Trotz der positiven Wirkung der Rückversicherung fällt die RV-Saldo-Quote in den meisten Jahren positiv aus, wobei der Mittelwert für den Zeitraum 2012 bis 2022 dennoch mit -2,7 % negativ ist. Besonders bemerkenswert ist, dass die Netto-Saldo-Quote im gleichen Zeitraum mit -5,6 % doppelt so negativ ausfällt und sich durch zusätzliche versicherungstechnische Aufwendungen, wie die Feuerschutzsteuer, weiter auf -8,7 % verschlechtert. Die Tabelle zeigt zudem, dass die Nettoergebnisquote im Durchschnitt über den gesamten Zeitraum von 2001 bis 2023 bei -10,8 % liegt.

Wohngebäudeversicherungsschutz ein zweischneidiges Schwert

Vor dem Hintergrund des kritischen Ergebnisverlaufs stellt sich für die einzelnen Marktteilnehmer umso mehr die Frage, wie zielführend das Angebot von Wohngebäudeversicherungsschutz überhaupt ist. Eine naheliegende Antwort ist, dass die Gesellschaften unterschiedlich betroffen sind, wie die Ergebnisverteilung 2023 exemplarisch zeigt. Auf Einzelunternehmensebene ist auch eine längerfristige Erfolgsbetrachtung notwendig, die jedoch angesichts der Branchenzahlen vielfach kritisch ausfallen dürfte. Trotz dieser Herausforderungen gibt es mehrere Argumente, warum der Wohngebäudeversicherungsschutz weiter angeboten wird. Die Zielgruppe für diesen Schutz zeichnet sich durch ein hohes Risikobewusstsein, finanzielle Stabilität und eine starke Nachfrage nach umfassendem Schutz und zusätzlichem Service aus. Es sind insbesondere Kunden im Alter von 35 bis 65 Jahren mit mittlerem oder höherem Einkommen, die für Versicherer attraktiv sind, da sie bereit sind, höhere Prämien zu zahlen und zusätzliche Dienstleistungen in Anspruch zu nehmen. Zusätzlich führt der Abschluss einer Wohngebäudeversicherung häufig auch zu einem Vertrag für eine Hausratversicherung, die vielfach rentabler verlaufen. Für den Vertrieb sind sowohl die Hausrat- als auch die Wohngebäudeversicherungen attraktiv, da sie Bestandsprovisionen und einen Teil der Gesamtvertriebsvergütung bieten. Dabei ist auch zu beachten, dass die notwendigen Beitragsanpassungen aufgrund der steigenden Schadenbelastungen auch zu höheren Bestandspflegeprovisionen führen können. Dies erhöht den Kostendruck zusätzlich.

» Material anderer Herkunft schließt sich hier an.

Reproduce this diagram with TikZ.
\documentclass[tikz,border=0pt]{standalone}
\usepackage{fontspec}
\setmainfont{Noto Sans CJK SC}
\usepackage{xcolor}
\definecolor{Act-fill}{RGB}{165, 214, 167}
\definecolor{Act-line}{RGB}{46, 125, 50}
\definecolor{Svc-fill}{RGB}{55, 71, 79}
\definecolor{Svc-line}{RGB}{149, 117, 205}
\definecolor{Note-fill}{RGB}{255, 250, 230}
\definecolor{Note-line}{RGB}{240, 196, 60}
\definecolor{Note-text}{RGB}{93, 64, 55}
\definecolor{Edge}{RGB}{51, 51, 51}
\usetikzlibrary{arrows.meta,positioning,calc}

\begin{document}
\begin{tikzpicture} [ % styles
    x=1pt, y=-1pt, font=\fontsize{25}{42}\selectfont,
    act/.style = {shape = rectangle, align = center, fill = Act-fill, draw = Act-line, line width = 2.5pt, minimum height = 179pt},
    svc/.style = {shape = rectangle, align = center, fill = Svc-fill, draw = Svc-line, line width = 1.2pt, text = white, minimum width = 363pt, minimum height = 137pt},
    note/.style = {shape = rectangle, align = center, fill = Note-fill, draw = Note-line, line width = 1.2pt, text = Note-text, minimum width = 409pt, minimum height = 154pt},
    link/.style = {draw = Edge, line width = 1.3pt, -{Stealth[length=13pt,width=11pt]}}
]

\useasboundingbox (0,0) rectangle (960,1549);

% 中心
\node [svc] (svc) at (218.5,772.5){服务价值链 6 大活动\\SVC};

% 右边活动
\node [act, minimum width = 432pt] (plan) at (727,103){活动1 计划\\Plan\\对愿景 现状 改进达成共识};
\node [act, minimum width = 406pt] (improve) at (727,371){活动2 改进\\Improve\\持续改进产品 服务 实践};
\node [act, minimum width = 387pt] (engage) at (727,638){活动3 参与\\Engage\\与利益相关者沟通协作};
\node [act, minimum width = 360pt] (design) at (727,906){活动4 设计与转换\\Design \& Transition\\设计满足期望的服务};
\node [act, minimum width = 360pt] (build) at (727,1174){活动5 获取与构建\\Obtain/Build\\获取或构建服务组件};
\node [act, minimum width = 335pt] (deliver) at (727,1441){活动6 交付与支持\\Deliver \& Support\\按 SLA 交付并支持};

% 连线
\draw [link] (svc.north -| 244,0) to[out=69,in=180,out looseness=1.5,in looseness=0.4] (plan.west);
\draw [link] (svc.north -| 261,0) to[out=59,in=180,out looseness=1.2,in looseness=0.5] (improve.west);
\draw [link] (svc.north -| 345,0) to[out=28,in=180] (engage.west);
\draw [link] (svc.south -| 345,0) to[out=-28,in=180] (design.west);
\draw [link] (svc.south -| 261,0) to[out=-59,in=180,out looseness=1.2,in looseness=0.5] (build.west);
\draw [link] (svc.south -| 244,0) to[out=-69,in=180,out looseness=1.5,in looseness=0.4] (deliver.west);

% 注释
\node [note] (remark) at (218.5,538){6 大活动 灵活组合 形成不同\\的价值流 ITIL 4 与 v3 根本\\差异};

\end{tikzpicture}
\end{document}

Insgesamt ist das Wohngebäudeversicherungsgeschäft für Versicherer in Deutschland aber ein zweischneidiges Schwert. Während die steigenden Beitragseinnahmen und regelmäßigen Prämienanpassungen für Einnahmen sorgen, führen die zunehmenden Schadensfälle und die steigenden Kosten zu wachsenden Herausforderungen, die mit Fortschreiten des Klimawandels noch verstärkt werden. Versicherer müssen daher kontinuierlich ihre Prämien und Leistungen anpassen, um profitabel zu bleiben oder zu werden. Dies bringt einen erheblichen Wettbewerbsdruck mit sich.